FRANKFURT (dpa-AFX) - Die Bauzinsen haben sich in rasantem Tempo vervierfacht - doch allzu große Hoffnungen auf wieder niedrigere Kreditkosten sollten sich Immobilienkäufer und Bauherren nicht machen. Experten sehen bis Jahresende teils weiteren Aufwärtsdruck und rechnen mit stabilen bis steigenden Bauzinsen in den kommenden Monaten. Damit drohen Immobilienkäufern und Hausbauern noch höhere Kreditkosten. Doch auch die Immobilienpreise könnten mit den konstant hohen Zinsen länger unter Druck bleiben.
"Eine grundlegende Entspannung bei den Bauzinsen ist nicht absehbar", sagt Max Herbst, Gründer der Frankfurter FMH-Finanzberatung. Auch wenn die Kreditkonditionen derzeit spürbar schwankten, erwarte er "eher leicht steigende Bauzinsen" bis Jahresende. "Ich sehe keine Tendenz, dass die Bauzinsen wieder um 0,5 Prozentpunkte sinken könnten - in keinem wirtschaftlichen Szenario", sagt Herbst.
Eine Gefahr liege in einer Eskalation des Nahostkonflikts, die Ölpreise und Inflation hochtreiben könnte und Leitzinssenkungen der Europäischen Zentralbank (EZB) in noch weitere Ferne rücken würde.

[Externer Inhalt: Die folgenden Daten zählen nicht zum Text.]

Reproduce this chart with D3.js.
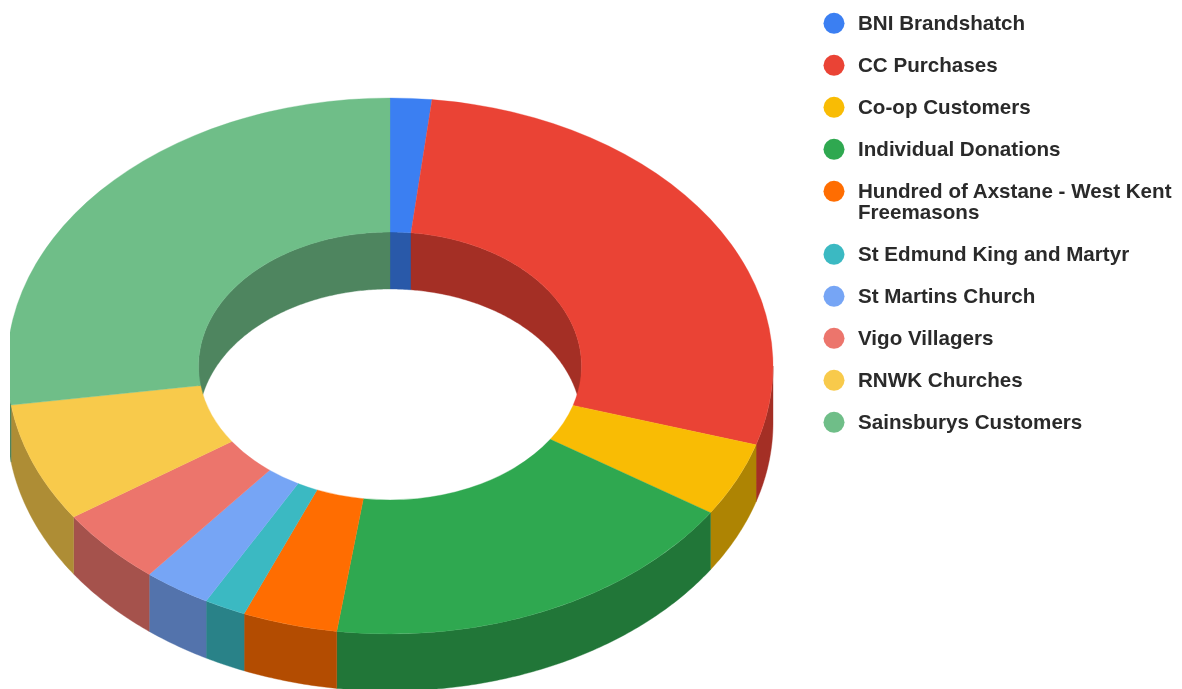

FMH-Daten zufolge lagen die Zinsen für zehnjährige Baufinanzierungen am Dienstag im Schnitt bei 4,24 Prozent pro Jahr. Anfang Oktober waren die Bauzinsen erneut über die Vier-Prozent-Marke geklettert und hatten ein Zwölf-Jahres-Hoch erreicht. Der Zinsanstieg gilt als wichtigster Grund für die gesunkenen Immobilienpreise, da sie Finanzierungen verteuern.
Fünf-Prozent-Marke rückt bei manchen Schuldnern näher
Bei den Konditionen gibt es Unterschiede je nach Kreditwürdigkeit: Bei Darlehen mit einer hohen Beleihung von 90 Prozent seien auch deutlich höhere Zinsen zu beobachten, sagt Herbst: "Rund ein Drittel der Banken verlangt dann schon mehr als fünf Prozent." Zum Vergleich: Im Januar 2022 konnten Immobilienkäufer noch Finanzierungen mit zehn Jahren Zinsbindung zu unter einem Prozent Zins abschließen.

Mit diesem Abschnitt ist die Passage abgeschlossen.